# Baby Aleska



## Tweedle Dee (Jan 6, 2008)

We are eagerly awaiting the arrival of our new Northern Inuit puppy - just under 3 weeks to go!!

These pic's were taken when we went to visit her at 5 weeks old. She's adorable and has a blue eye like her full sister from a previous litter.


----------



## sullivan (Aug 29, 2008)

SO SWEET and what a fluff ball perfect for the snuggles..Good luck with the new pup when you get her.


----------



## Guest (Nov 11, 2008)

gorgeous, such a lovely little fluff ball.

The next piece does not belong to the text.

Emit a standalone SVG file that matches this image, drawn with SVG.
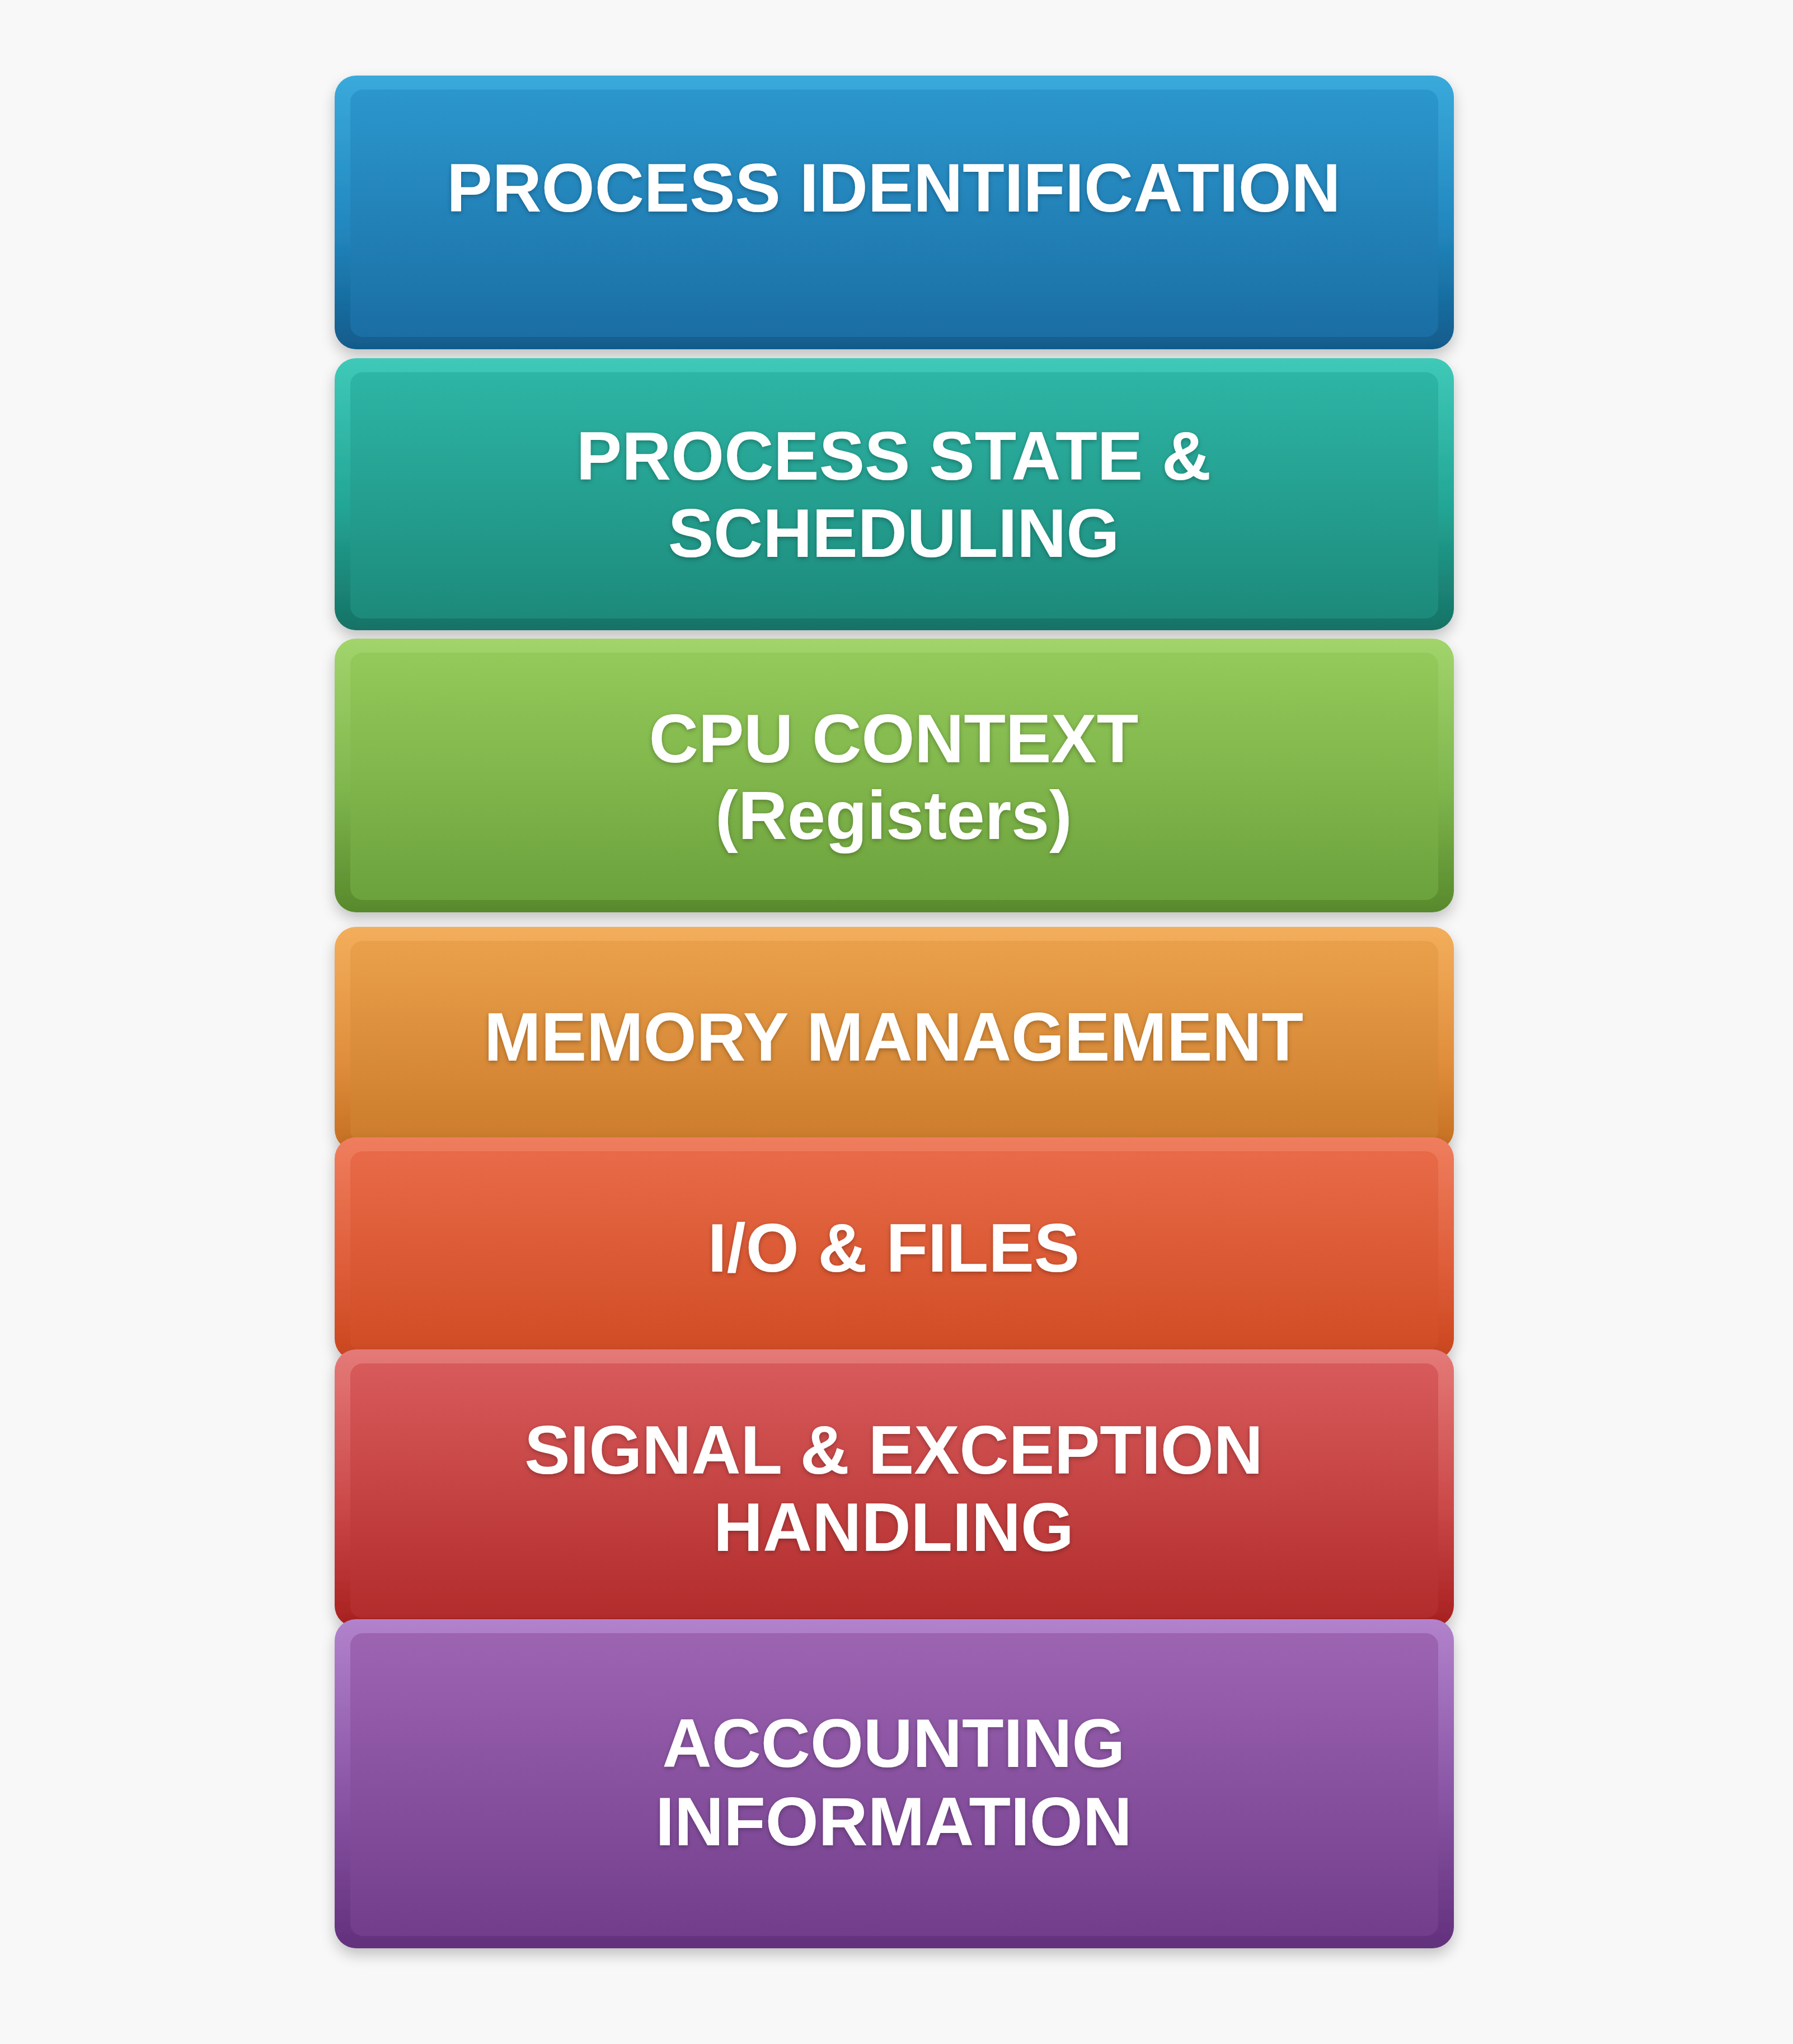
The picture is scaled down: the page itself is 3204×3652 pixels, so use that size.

Bet you cant wait! x


----------



## Vixie (Nov 17, 2007)

aww shes gorgeous, makes me want one now


----------



## colliemerles (Nov 2, 2007)

aww shes beautiful, very cute,


----------



## TinyTashi (May 29, 2008)

she's gorgeous a lil ball of fluff!!!


----------



## Guest (Nov 11, 2008)

Aww she is so cute, like a lil teddy bear


----------



## noushka05 (Mar 28, 2008)

she is Adorable!


----------



## englishrose943 (Feb 7, 2008)

Awww what a little cutie. What name have you chosen ? x


----------



## shirstella (Nov 7, 2008)

they are soooo luvely when they are that age, then they grow up into bigger darlings


----------



## happysaz133 (Jun 5, 2008)

She's beautiful!


----------



## Tweedle Dee (Jan 6, 2008)

englishrose943 said:


> Awww what a little cutie. What name have you chosen ? x


We are naming her Aleska which means 'defender of mankind' (in polish).


----------



## 70ridgeway (Nov 13, 2008)

what a gorgious pupy i want one


----------